BEGIN Records to use

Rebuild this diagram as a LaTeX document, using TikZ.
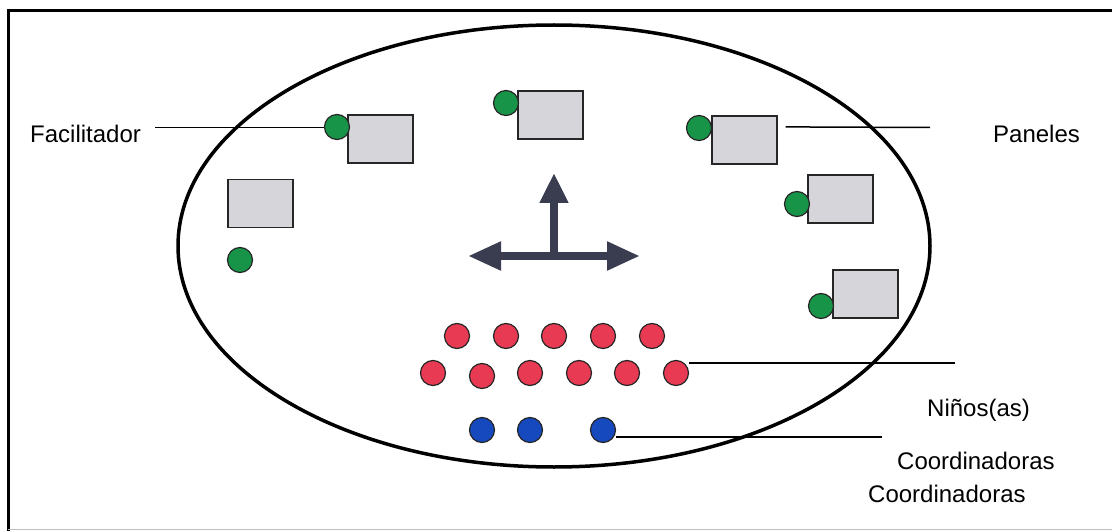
\documentclass[tikz,border=0pt]{standalone}
\usepackage{fontspec}
\setmainfont{Liberation Sans}
\usetikzlibrary{arrows.meta,calc}
\definecolor{gdot}{RGB}{24,148,72}
\definecolor{rdot}{RGB}{232,58,82}
\definecolor{bdot}{RGB}{22,72,190}
\definecolor{panelgray}{RGB}{214,214,218}
\definecolor{arrowc}{RGB}{58,61,80}
\begin{document}
\begin{tikzpicture}[x=1pt,y=-1pt,
  panel/.style={draw=black!85,fill=panelgray,line width=1.2pt,minimum width=65pt,minimum height=48pt,inner sep=0pt},
  dot/.style={circle,draw=black!85,line width=1.2pt,minimum size=25pt,inner sep=0pt},
  gd/.style={dot,fill=gdot},
  rd/.style={dot,fill=rdot},
  bd/.style={dot,fill=bdot},
  lab/.style={anchor=base west,inner sep=0pt,font=\fontsize{24}{28}\selectfont},
  conn/.style={draw=black,line width=1.5pt},
  bigarrow/.style={draw=arrowc,line width=8pt,-{Triangle[length=30pt,width=27pt]},color=arrowc}]
\useasboundingbox (0,0) rectangle (1112,532);
\fill[white] (0,0) rectangle (1112,532);
% frame
\draw[line width=3pt,line cap=rect] (1116,11) -- (8,11) -- (8,529);
\draw[line width=1pt,black!25] (8,529) -- (1112,529);
% ellipse
\draw[line width=3.5pt] (554,246) ellipse [x radius=376, y radius=221];
% panels
\node[panel] (p1) at (380.5,139) {};
\node[panel] (p2) at (260.5,203.5) {};
\node[panel] (p3) at (550.5,115) {};
\node[panel] (p4) at (744.5,140) {};
\node[panel] (p5) at (840.5,199) {};
\node[panel] (p6) at (865.5,294) {};
% facilitators
\node[gd] (g1) at (337,127) {};
\node[gd] (g2) at (240,260) {};
\node[gd] (g3) at (506,103) {};
\node[gd] (g4) at (699,128) {};
\node[gd] (g5) at (797,204) {};
\node[gd] (g6) at (821,306) {};
% children
\node[rd] (r1) at (457,336) {};
\node[rd] (r2) at (506,336) {};
\node[rd] (r3) at (554,336) {};
\node[rd] (r4) at (603,336) {};
\node[rd] (r5) at (652,336) {};
\node[rd] (s1) at (433,373) {};
\node[rd] (s2) at (482,376) {};
\node[rd] (s3) at (530,373) {};
\node[rd] (s4) at (579,373) {};
\node[rd] (s5) at (627,373) {};
\node[rd] (s6) at (676,373) {};
% coordinators
\node[bd] (b1) at (482,430) {};
\node[bd] (b2) at (530,430) {};
\node[bd] (b3) at (603,430) {};
% arrows
\coordinate (ac) at (554,259);
\coordinate (au) at (554,173);
\coordinate (al) at (468,256);
\coordinate (ar) at (640,256);
\draw[bigarrow] (ac) -- (au);
\draw[bigarrow,{Triangle[length=33pt,width=27pt]}-{Triangle[length=33pt,width=27pt]}] (al) -- (ar);
% labels
\node[lab] (fac) at (30,143) {Facilitador};
\node[lab] (pan) at (993,143) {Paneles};
\node[lab] (nin) at (927,416) {Niños(as)};
\node[lab] (co1) at (897,469) {Coordinadoras};
\node[lab] (co2) at (868,502) {Coordinadoras};
% connectors
\coordinate (fl) at (155,127.5);
\coordinate (pb) at (930,127.5);
\coordinate (nl) at (955,363);
\coordinate (cl) at (882,437);
\draw[conn] (fl) -- (g1.west |- fl);
\draw[conn] ($(p4.north east)+(8,11.5)$) -- (pb);
\draw[conn] (s6.east |- nl) -- (nl);
\draw[conn] (b3.east |- cl) -- (cl);
\end{tikzpicture}
\end{document}
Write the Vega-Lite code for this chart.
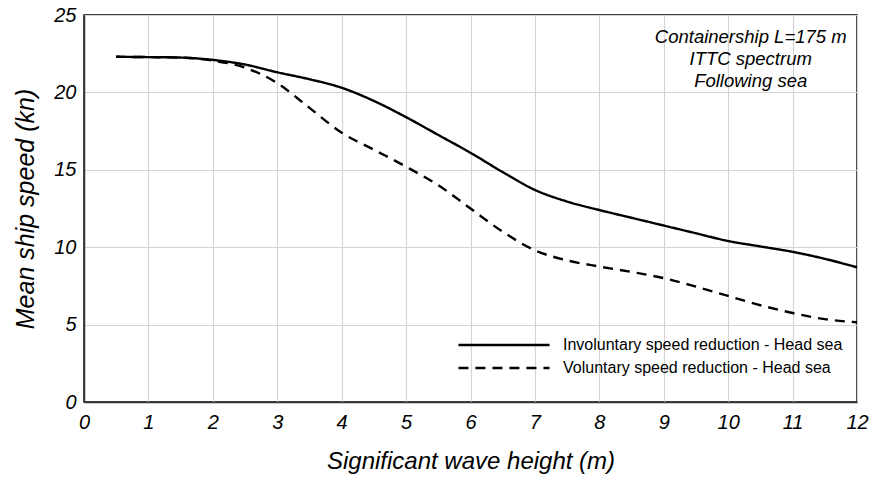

END Records to use

Leave out all pictures, then copy the remaining material exactly.

- _Right answer_
Rebuild this diagram as a LaTeX document, using TikZ.
\documentclass[tikz,border=0pt]{standalone}
\usepackage{fontspec}
\setmainfont{Liberation Sans}
\usetikzlibrary{arrows.meta,calc}
\definecolor{gdot}{RGB}{24,148,72}
\definecolor{rdot}{RGB}{232,58,82}
\definecolor{bdot}{RGB}{22,72,190}
\definecolor{panelgray}{RGB}{214,214,218}
\definecolor{arrowc}{RGB}{58,61,80}
\begin{document}
\begin{tikzpicture}[x=1pt,y=-1pt,
  panel/.style={draw=black!85,fill=panelgray,line width=1.2pt,minimum width=65pt,minimum height=48pt,inner sep=0pt},
  dot/.style={circle,draw=black!85,line width=1.2pt,minimum size=25pt,inner sep=0pt},
  gd/.style={dot,fill=gdot},
  rd/.style={dot,fill=rdot},
  bd/.style={dot,fill=bdot},
  lab/.style={anchor=base west,inner sep=0pt,font=\fontsize{24}{28}\selectfont},
  conn/.style={draw=black,line width=1.5pt},
  bigarrow/.style={draw=arrowc,line width=8pt,-{Triangle[length=30pt,width=27pt]},color=arrowc}]
\useasboundingbox (0,0) rectangle (1112,532);
\fill[white] (0,0) rectangle (1112,532);
% frame
\draw[line width=3pt,line cap=rect] (1116,11) -- (8,11) -- (8,529);
\draw[line width=1pt,black!25] (8,529) -- (1112,529);
% ellipse
\draw[line width=3.5pt] (554,246) ellipse [x radius=376, y radius=221];
% panels
\node[panel] (p1) at (380.5,139) {};
\node[panel] (p2) at (260.5,203.5) {};
\node[panel] (p3) at (550.5,115) {};
\node[panel] (p4) at (744.5,140) {};
\node[panel] (p5) at (840.5,199) {};
\node[panel] (p6) at (865.5,294) {};
% facilitators
\node[gd] (g1) at (337,127) {};
\node[gd] (g2) at (240,260) {};
\node[gd] (g3) at (506,103) {};
\node[gd] (g4) at (699,128) {};
\node[gd] (g5) at (797,204) {};
\node[gd] (g6) at (821,306) {};
% children
\node[rd] (r1) at (457,336) {};
\node[rd] (r2) at (506,336) {};
\node[rd] (r3) at (554,336) {};
\node[rd] (r4) at (603,336) {};
\node[rd] (r5) at (652,336) {};
\node[rd] (s1) at (433,373) {};
\node[rd] (s2) at (482,376) {};
\node[rd] (s3) at (530,373) {};
\node[rd] (s4) at (579,373) {};
\node[rd] (s5) at (627,373) {};
\node[rd] (s6) at (676,373) {};
% coordinators
\node[bd] (b1) at (482,430) {};
\node[bd] (b2) at (530,430) {};
\node[bd] (b3) at (603,430) {};
% arrows
\coordinate (ac) at (554,259);
\coordinate (au) at (554,173);
\coordinate (al) at (468,256);
\coordinate (ar) at (640,256);
\draw[bigarrow] (ac) -- (au);
\draw[bigarrow,{Triangle[length=33pt,width=27pt]}-{Triangle[length=33pt,width=27pt]}] (al) -- (ar);
% labels
\node[lab] (fac) at (30,143) {Facilitador};
\node[lab] (pan) at (993,143) {Paneles};
\node[lab] (nin) at (927,416) {Niños(as)};
\node[lab] (co1) at (897,469) {Coordinadoras};
\node[lab] (co2) at (868,502) {Coordinadoras};
% connectors
\coordinate (fl) at (155,127.5);
\coordinate (pb) at (930,127.5);
\coordinate (nl) at (955,363);
\coordinate (cl) at (882,437);
\draw[conn] (fl) -- (g1.west |- fl);
\draw[conn] ($(p4.north east)+(8,11.5)$) -- (pb);
\draw[conn] (s6.east |- nl) -- (nl);
\draw[conn] (b3.east |- cl) -- (cl);
\end{tikzpicture}
\end{document}
Write the Vega-Lite code for this chart.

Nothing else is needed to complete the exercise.